Overview
Operation Satanique was a covert operation conducted by the Direction Générale de la Sécurité Extérieure (DGSE) — France’s foreign intelligence service — in which agents planted two limpet mines on the Greenpeace vessel Rainbow Warrior while it was moored in Auckland harbour, New Zealand. The bombs detonated on the night of 10 July 1985, sinking the ship and killing Dutch-Portuguese photographer Fernando Pereira, who had returned below decks to retrieve his camera equipment after the first explosion.
The operation was authorised at the highest levels of the French government to prevent the Rainbow Warrior from leading a flotilla of protest vessels to Mururoa Atoll in French Polynesia, where France was conducting atmospheric and underground nuclear tests in defiance of international pressure.
Planning and Execution
Three DGSE teams, comprising approximately twelve agents in total, entered New Zealand using false passports in the weeks preceding the attack. Two agents — Major Alain Mafart and Captain Dominique Prieur — posed as Swiss tourists called “Alain Turenge” and “Sophie Turenge.” A dive team planted the mines; a support team managed logistics including a yacht and a dive support vessel, the Ouvéa.
The operation was characterised by poor tradecraft. New Zealand Police, investigating the explosion as a murder, arrested Mafart and Prieur within days. They were tried, convicted of manslaughter and wilful damage, and sentenced to ten years’ imprisonment. The Ouvéa and most other team members escaped.
French Denial and Exposure
France initially denied all involvement. French Defence Minister Charles Hernu flatly stated: “France is not responsible for this criminal act.” Within weeks, investigative journalism by the French newspaper Le Monde and New Zealand media established that the operation had been authorised by Hernu and DGSE chief Admiral Pierre Lacoste. Both resigned in September 1985. President François Mitterrand’s government was eventually forced to acknowledge DGSE responsibility.
International Dispute
New Zealand’s government demanded the return of its two convicted agents.
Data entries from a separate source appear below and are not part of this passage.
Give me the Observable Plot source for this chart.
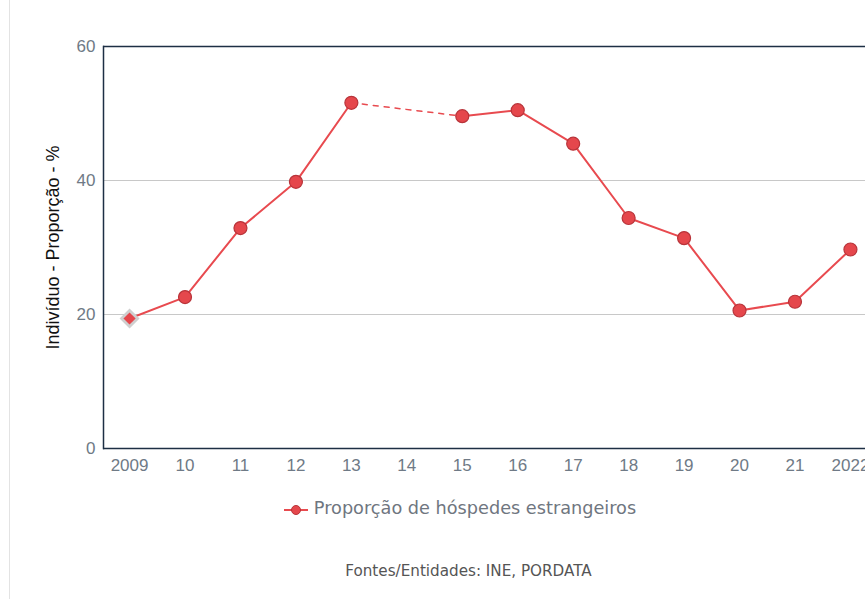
<!DOCTYPE html>
<html><head><meta charset="utf-8">
<script src="https://cdn.jsdelivr.net/npm/d3@7"></script>
<script src="https://cdn.jsdelivr.net/npm/@observablehq/plot@0.6"></script>
<style>
html,body{margin:0;padding:0;background:#fff;overflow:hidden;width:865px;height:599px;}
#wrap{position:relative;width:865px;height:599px;overflow:hidden;}
#edge{position:absolute;left:9px;top:0;width:1px;height:599px;background:#e3e3e3;}
#chart{position:absolute;left:0;top:0;}
#chart svg{max-width:none !important;}
#chart svg text{font-size:17px;}
#chart svg .ylab text{font-size:18px;}
#legend{position:absolute;top:498px;left:0;width:920px;text-align:center;font-family:"DejaVu Sans",Verdana,sans-serif;font-size:17.7px;color:#6f7680;white-space:nowrap;}
#legend svg{vertical-align:-2px;margin-right:6px;}
#caption{position:absolute;top:562px;left:0;width:937px;text-align:center;font-family:"DejaVu Sans",Verdana,sans-serif;font-size:15.2px;color:#555;}
</style></head>
<body><div id="wrap"><div id="edge"></div><div id="chart"></div>
<div id="legend"><svg width="24" height="12"><line x1="0" y1="6" x2="24" y2="6" stroke="#e84a4f" stroke-width="2"/><circle cx="12" cy="6" r="4.5" fill="#e5474c" stroke="#b8343a"/></svg>Proporção de hóspedes estrangeiros</div>
<div id="caption">Fontes/Entidades: INE, PORDATA</div>
</div>
<script>
const categories = ["2009","10","11","12","13","14","15","16","17","18","19","20","21","2022"];
const values = [19.4, 22.6, 32.9, 39.8, 51.6, null, 49.6, 50.5, 45.5, 34.4, 31.4, 20.6, 21.9, 29.7];
const yTicks = [0, 20, 40, 60];
const seriesName = "Proporção de hóspedes estrangeiros";

const data = categories.map((c, i) => ({cat: c, v: values[i]}));
const defined = data.filter(d => d.v != null);
// bridge across the missing year (dashed)
const bridge = [];
for (let i = 0; i < data.length; i++) {
  if (data[i].v == null) {
    const prev = data.slice(0, i).reverse().find(d => d.v != null);
    const next = data.slice(i + 1).find(d => d.v != null);
    if (prev && next) bridge.push(prev, next);
  }
}
const red = "#e84a4f";
const chart = Plot.plot({
  width: 876, height: 480,
  marginLeft: 103, marginRight: 0, marginTop: 46, marginBottom: 32,
  style: {fontFamily: "Liberation Sans, Arial, sans-serif", fontSize: "17px", overflow: "visible", maxWidth: "none"},
  x: {type: "point", domain: categories, padding: 0.47, round: false, label: null},
  y: {domain: [0, 60], ticks: yTicks, label: null},
  marks: [
    Plot.gridY(yTicks.filter(t => t > 0 && t < 60), {stroke: "#c8c8c8", strokeOpacity: 1, strokeWidth: 1}),
    Plot.ruleY([60], {stroke: "#1d2f44", strokeWidth: 1.5}),
    Plot.ruleY([0], {stroke: "#1d2f44", strokeWidth: 1.5}),
    Plot.axisX({tickSize: 0, tickPadding: 10, fill: "#6f7a86"}),
    Plot.axisY(yTicks, {tickSize: 0, tickPadding: 8, fill: "#6f7a86", label: null}),
    Plot.frame({anchor: "left", stroke: "#1d2f44", strokeWidth: 1.5}),
    Plot.text(["Indivíduo - Proporção - %"], {frameAnchor: "left", textAnchor: "middle", dx: -50, rotate: -90, fill: "#111", className: "ylab"}),
    Plot.line(bridge, {x: "cat", y: "v", stroke: red, strokeWidth: 1.5, strokeDasharray: "5,6"}),
    Plot.line(data, {x: "cat", y: "v", stroke: red, strokeWidth: 2, defined: d => d.v != null}),
    Plot.dot(defined.slice(0, 1), {x: "cat", y: "v", symbol: "diamond2", r: 9, fill: "#cfcfcf"}),
    Plot.dot(defined.slice(0, 1), {x: "cat", y: "v", symbol: "diamond2", r: 5.5, fill: "#e5474c"}),
    Plot.dot(defined.slice(1), {x: "cat", y: "v", r: 6.5, fill: "#e5474c", stroke: "#b8343a", strokeWidth: 1.2})
  ]
});
document.getElementById("chart").appendChild(chart);
</script></body></html>
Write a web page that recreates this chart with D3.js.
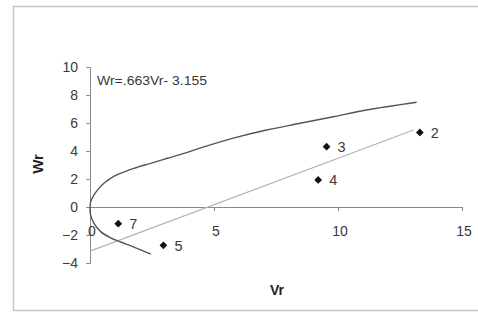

France initially refused, then negotiated a settlement through UN Secretary-General Javier Pérez de Cuéllar: the agents would be transferred to French custody on Hao Atoll in French Polynesia for three years. France violated the agreement within two years, returning both agents to France on medical grounds. France paid NZ$13 million in reparations to New Zealand and $8 million to Pereira’s family and Greenpeace — but the agents served no meaningful prison time.
The bombing remains the only confirmed act of state-sponsored terrorism carried out on New Zealand soil and one of the most embarrassing intelligence failures in French history — not for being conducted, but for being so completely exposed.